The celebration involves many Yazidi traditions and customs that characterize their heritage and history. They ceremonially cut firewood and press olives to extract oil to light the lanterns of the temple in Lalish for the entire year.
The distinctive domed temple sits at the foot of a mountainous area northwest of Mosul in Ninevah province, in a dense forest of olive and other trees. Cutting the local wood and pressing the olives are part of a sacred Yazidi religious duty.
Researcher Ahmed Shingaly, who participated in the ceremony, told Al-Monitor, “This is their ancestral homeland. The temple was built to bring together Yazidis from around the world to practice their religious rites. It is not about the edifice alone but about the land that was planted with olive trees, which are never cut. The new generation is invested in growing and taking care of more olive trees.”

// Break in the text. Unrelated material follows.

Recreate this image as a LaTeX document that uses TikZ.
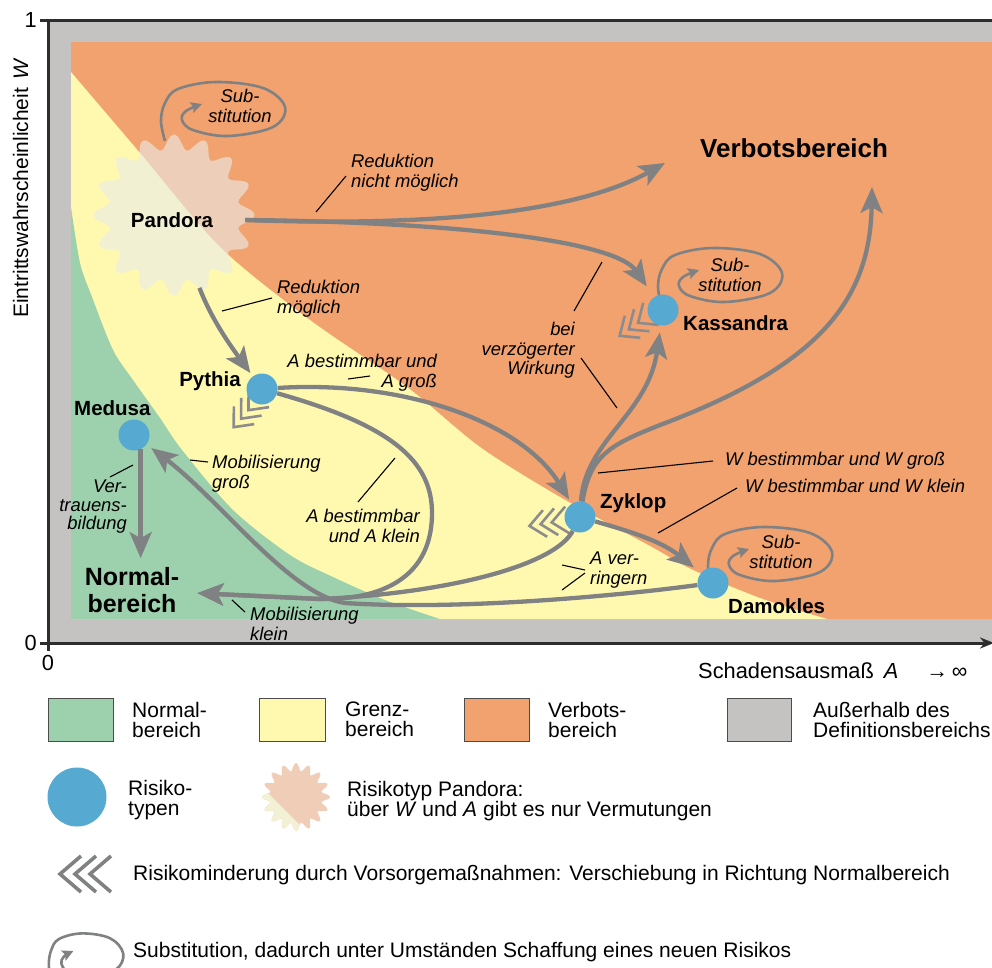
\documentclass[tikz,border=0pt]{standalone}
\usepackage{fontspec}
\setmainfont{Liberation Sans}
\usetikzlibrary{arrows.meta}
\definecolor{zoneorange}{RGB}{242,162,110}
\definecolor{zoneyellow}{RGB}{255,249,176}
\definecolor{zonegreen}{RGB}{157,208,172}
\definecolor{zonegrey}{RGB}{196,195,194}
\definecolor{riskblue}{RGB}{86,169,209}
\definecolor{flowgrey}{RGB}{128,129,131}
\definecolor{chevgrey}{RGB}{140,140,142}
\definecolor{axisdark}{RGB}{45,45,45}
\definecolor{starfill}{RGB}{235,235,232}
\definecolor{starorange}{RGB}{240,205,182}
\definecolor{staryellow}{RGB}{243,241,213}
\definecolor{stargreen}{RGB}{204,224,208}

\begin{document}
\begin{tikzpicture}[x=1pt,y=-1pt]
  \tikzset {
    risk/.style={circle, fill=riskblue, minimum size=31pt, inner sep=0pt},
    typename/.style={font=\bfseries\fontsize{20.5}{24}\selectfont, inner sep=0pt},
    region/.style={font=\bfseries\fontsize{25}{27}\selectfont, inner sep=0pt, align=center},
    note/.style={font=\itshape\fontsize{18.4}{19.5}\selectfont, inner sep=0pt},
    axislabel/.style={font=\fontsize{21.8}{24}\selectfont, inner sep=0pt},
    legendtext/.style={font=\fontsize{21}{20}\selectfont, inner sep=0pt, align=left},
    flow/.style={draw=flowgrey, line width=4.3pt, -{Stealth[length=26pt,width=22pt,inset=6pt]}},
    leader/.style={draw=black, line width=1.1pt},
    loopline/.style={draw=flowgrey, line width=2.6pt, -{Stealth[length=11pt,width=11pt,inset=2pt]}},
    swatch/.style={draw=black!70, line width=.8pt},
    chevrons/.pic={
      \foreach \i in {0,1,2}
        \draw[line join=miter] ({15*\i-4},-18) -- ({15*\i-25},0) -- ({15*\i-4},18);
    },
    substloop/.pic={
      \draw[loopline] plot[smooth, tension=.6] coordinates {(-58,32) (-62,12) (-58,-6) (-45,-20)
        (-7,-27) (40,-21) (62,-2) (50,18) (5,27) (-30,21) (-41,11) (-37,2) (-21,-5)};
    }
  }
  \useasboundingbox (0,0) rectangle (992,967);
  \clip (0,0) rectangle (992,967);

  \fill[zonegrey] (48,20) rectangle (992,643);
  \fill[zoneorange] (71,42) rectangle (992,619);
  \fill[zoneyellow] plot[smooth] coordinates {(71,72) (140,153) (220,247) (310,320) (407,387)
    (480,447) (560,497) (650,546) (693,570) (760,598) (827,619)} -- (71,619) -- cycle;
  \fill[zonegreen] plot[smooth] coordinates {(71,207) (80,263) (92,297) (113,350) (133,380)
    (160,418) (182,450) (233,510) (290,555) (333,577) (385,600) (440,619)} -- (71,619) -- cycle;

  \draw[axisdark, line width=3pt] (40,20) -- (992,20);
  \draw[axisdark, line width=3pt] (48,20) -- (48,651);
  \draw[axisdark, line width=3pt, -{Stealth[length=14pt,width=11pt]}] (40,643) -- (994,643);
  \node[axislabel, anchor=base east] (wone) at (37,27) {1};
  \node[axislabel, anchor=base east] (wzero) at (37,650) {0};
  \node[axislabel, anchor=base] (azero) at (48,670) {0};
  \node[axislabel, anchor=base west] (alabel) at (698,678) {Schadensausmaß\hspace{10pt}\textit{A}\hspace{28pt}→\,∞};
  \node[axislabel, font=\fontsize{21}{24}\selectfont, rotate=90, anchor=base west] (wlabel) at (28,318) {Eintrittswahrscheinlicheit\hspace{8pt}\textit{W}};

  \coordinate (pandoracenter) at (174,215);
  \pic at (223,109) {substloop};
  \fill[starfill, opacity=.62, shift={(pandoracenter)}] plot[domain=0:360, samples=161, smooth]
    ({(73+7.5*cos(16*\x))*cos(\x)}, {(73+7.5*cos(16*\x))*sin(\x)}) -- cycle;
  \node[typename, circle, minimum size=146pt] (pandora) at (172,220) {Pandora};

  \pic at (720,275) {substloop};
  \pic at (770,554) {substloop};
  \pic[color=chevgrey, line width=2.6pt, rotate=49, scale=.75] at (246,413) {chevrons};
  \pic[color=chevgrey, line width=2.6pt, rotate=35, scale=.75] at (635,325) {chevrons};
  \pic[color=chevgrey, line width=2.6pt, rotate=9, scale=.75] at (548,523) {chevrons};

  \node[risk] (pythia) at (262,389) {};
  \node[risk] (medusa) at (134,435) {};
  \node[risk] (kassandra) at (663,310) {};
  \node[risk] (zyklop) at (580,517) {};
  \node[risk] (damokles) at (713,583) {};

  \node[typename, anchor=base east] (pythialbl) at (241,386) {Pythia};
  \node[typename, anchor=base west] (medusalbl) at (74,415) {Medusa};
  \node[typename, anchor=base west] (kassandralbl) at (683,330) {Kassandra};
  \node[typename, anchor=base west] (zykloplbl) at (600,508) {Zyklop};
  \node[typename, anchor=base west] (damokleslbl) at (728,613) {Damokles};
  \node[region, font=\bfseries\fontsize{26}{28}\selectfont, anchor=base west] (verbots) at (700,157) {Verbotsbereich};
  \node[region] (normal) at (132,590) {Normal-\\bereich};

  \coordinate (verbotsin) at (665,163);
  \coordinate (verbotsup) at (872,187);

  \draw[flow, shorten >=4pt] (pandora.-68) .. controls (212,320) and (230,345) .. (pythia);
  \draw[flow] (pandora.east) .. controls (470,228) and (590,205) .. (verbotsin);
  \draw[flow, shorten >=13pt] (pandora.east) .. controls (450,222) and (615,240) .. (kassandra);
  \draw[flow, shorten >=5pt] (pythia) .. controls (400,380) and (520,420) .. (zyklop);
  \draw[flow, shorten >=18pt] (pythia) .. controls (390,425) and (432,460) .. (432,513)
    .. controls (432,585) and (370,600) .. (320,599) -- (normal);
  \draw[flow, shorten >=18pt] (zyklop) .. controls (555,565) and (450,593) .. (320,599) -- (normal);
  \draw[flow, shorten >=6pt] (damokles) .. controls (600,598) and (450,610) .. (345,603)
    .. controls (290,595) and (220,500) .. (medusa);
  \path (medusa.-65) edge[flow, shorten >=9pt] (medusa.-65 |- normal.north);
  \draw[flow, shorten >=9pt] (zyklop) .. controls (625,530) and (660,540) .. (damokles);
  \draw[flow, shorten >=7pt] (zyklop) .. controls (585,440) and (648,415) .. (kassandra);
  \draw[flow] (zyklop) .. controls (590,455) and (610,445) .. (660,425)
    .. controls (820,365) and (870,300) .. (verbotsup);

  \node[note, align=center, anchor=north] (substpandora) at (240,89) {Sub-\\stitution};
  \node[note, align=center, anchor=north] (substkassandra) at (730,258) {Sub-\\stitution};
  \node[note, align=center, anchor=north] (substdamokles) at (781,535) {Sub-\\stitution};
  \node[note, align=left, anchor=north west] (nichtlbl) at (351,154) {Reduktion\\nicht möglich};
  \node[note, align=left, anchor=north west] (moeglichlbl) at (277,280) {Reduktion\\möglich};
  \node[note, align=right, anchor=north east] (agrosslbl) at (437,354) {A bestimmbar und\\A groß};
  \node[note, align=right, anchor=north east] (akleinlbl) at (420,509) {A bestimmbar\\und A klein};
  \node[note, align=left, anchor=north west] (mobgrosslbl) at (212,455) {Mobilisierung\\groß};
  \node[note, align=left, anchor=north west] (mobkleinlbl) at (250,607) {Mobilisierung\\klein};
  \node[note, align=right, anchor=north east, font=\itshape\fontsize{18.4}{18.5}\selectfont] (vertrlbl) at (127,480) {Ver-\\trauens-\\bildung};
  \node[note, align=right, anchor=north east] (verzlbl) at (575,322) {bei\\verzögerter\\Wirkung};
  \node[note, anchor=north west] (wgrosslbl) at (725,452) {W bestimmbar und W groß};
  \node[note, anchor=north west] (wkleinlbl) at (745,479) {W bestimmbar und W klein};
  \node[note, align=left, anchor=north west] (verringernlbl) at (590,552) {A ver-\\ringern};

  \draw[leader] (316,212) -- (346,176);
  \draw[leader] (222,311) -- (272,298);
  \draw[leader] (348,379) -- (370,376);
  \draw[leader] (358,502) -- (395,458);
  \draw[leader] (190,460) -- (208,462);
  \draw[leader] (232,600) -- (245,612);
  \draw[leader] (110,477) -- (133,465);
  \draw[leader] (574,311) -- (602,262);
  \draw[leader] (581,358) -- (617,408);
  \draw[leader] (598,473) -- (713,461);
  \draw[leader] (658,533) -- (737,488);
  \draw[leader] (562,565) -- (585,570);
  \draw[leader] (562,590) -- (585,573);

  \draw[swatch, fill=zonegreen] (48,698) rectangle (113,741);
  \draw[swatch, fill=zoneyellow] (259,698) rectangle (325,741);
  \draw[swatch, fill=zoneorange] (464,698) rectangle (529,741);
  \draw[swatch, fill=zonegrey] (727,698) rectangle (791,741);
  \node[legendtext, anchor=north west] (lgnormal) at (132,702) {Normal-\\bereich};
  \node[legendtext, anchor=north west] (lggrenz) at (345,702) {Grenz-\\bereich};
  \node[legendtext, anchor=north west] (lgverbots) at (548,702) {Verbots-\\bereich};
  \node[legendtext, anchor=north west] (lgausser) at (813,702) {Außerhalb des\\Definitionsbereichs};

  \node[risk, minimum size=59pt] (lgrisk) at (77,797) {};
  \node[legendtext, anchor=north west] (lgrisktext) at (128,780) {Risiko-\\typen};
  \begin{scope}
    \clip[shift={(296,797)}] plot[domain=0:360, samples=161, smooth]
      ({(30+4*cos(16*\x))*cos(\x)}, {(30+4*cos(16*\x))*sin(\x)}) -- cycle;
    \fill[starorange] (255,755) rectangle (340,840);
    \fill[staryellow] (255,780) -- (320,845) -- (255,845) -- cycle;
    \fill[stargreen] (255,805) -- (295,845) -- (255,845) -- cycle;
  \end{scope}
  \node[legendtext, anchor=north west] (lgpandora) at (347,781) {Risikotyp Pandora:\\über \textit{W} und \textit{A} gibt es nur Vermutungen};

  \pic[color=flowgrey, line width=3.6pt] at (85,874) {chevrons};
  \node[legendtext, anchor=base west] (lgchevrons) at (133,880) {Risikominderung durch Vorsorgemaßnahmen: Verschiebung in Richtung Normalbereich};
  \pic[xscale=.6, yscale=.8] at (86,955) {substloop};
  \node[legendtext, anchor=base west] (lgsubst) at (133,957) {Substitution, dadurch unter Umständen Schaffung eines neuen Risikos};
\end{tikzpicture}
\end{document}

However, Shingaly felt a deep sadness from some of the worshipers despite the large turnout. He said, “Thousands of Yazidis, mainly children and women, are still unaccounted for,” in reference to the more than 3,200 women and children that are still held captive by IS, which deems them infidels.
The temple of Lalish is the only temple to which Yazidis from around the world make pilgrimage. Shankali said, “Visitors have to take off their shoes and walk around the temple in sincere contemplation so that their prayers are heard and answered.”

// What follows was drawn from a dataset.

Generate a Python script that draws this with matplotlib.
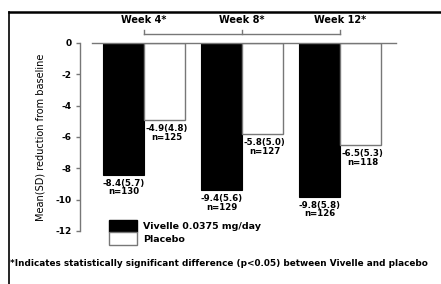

Yazidi writer Akram Darwish, who also attended the ceremony, gave Al-Monitor a detailed account of the annual ritual. He said, “Once summer is over, olives are ripe and ready to be picked from the trees in the large valley near the temple. The olives are then stored inside large storehouses in the temple, as has been the custom for many years.”
Darwish went on, “With the beginning of spring, the olives are taken out of storage and are pressed during a celebration of thousands of Yazidis, who consider it a religious duty. The extracted oil is used to light 500 lanterns in the temple every day before sunset.”

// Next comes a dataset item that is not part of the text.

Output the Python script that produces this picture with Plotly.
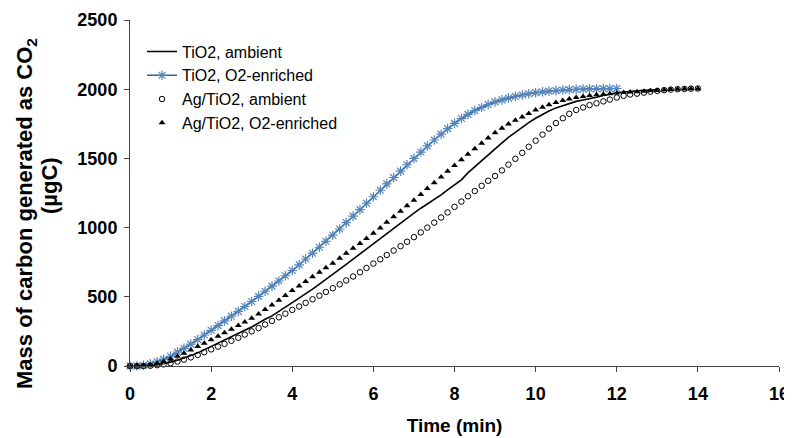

He said that the Yazidis also gather wood and cut down trees for three days. «But they make sure not to cut down saplings or green trees or harm the forest.”
Yazidis are expected to make at least one pilgrimage to the Lalish temple in their lifetimes. Yazidis who live in the area visit it all year round.
Saman Daoud, a Yazidi journalist based in Germany, told Al-Monitor, “There is an urgent need, more than ever before, for this annual religious celebration and the participation of Yazidis from around the world. I was there for this year’s celebration along with hundreds who came from Europe, Australia and the United States to visit the temple.”
Daoud’s statements echo a report by the British Daily Telegraph on June 2, 2017, that said number of visitors to the temple had reached 1,000 people every Friday.
Daoud spoke about another Yazidi tradition, saying, “Pilgrims wrap a piece of cloth on the temple column, praying to God to answer their prayers.” They leave thousands of pieces of worn-out cloth wrapped in place.
As Yazidis resume their normal lives after the great tragedies they have suffered at the hands of IS and some of the residents of nearby villages who collaborated with the organization, some of the worshipers renewed calls for a secure future through international protection and declare the massacres of their people ethnic cleansing at The Hague.
Muslim religious institutions such as the Sunni Endowment are reassuring Yazidis that they recognize the tragedies and crimes they have suffered. Eskandar Watout, a member of the parliamentary security committee, told Al-Monitor, “This has now become a part of the past. Today, the security forces are capable of fully protecting minorities, including Yazidis. IS has been defeated and will never return to Iraq.”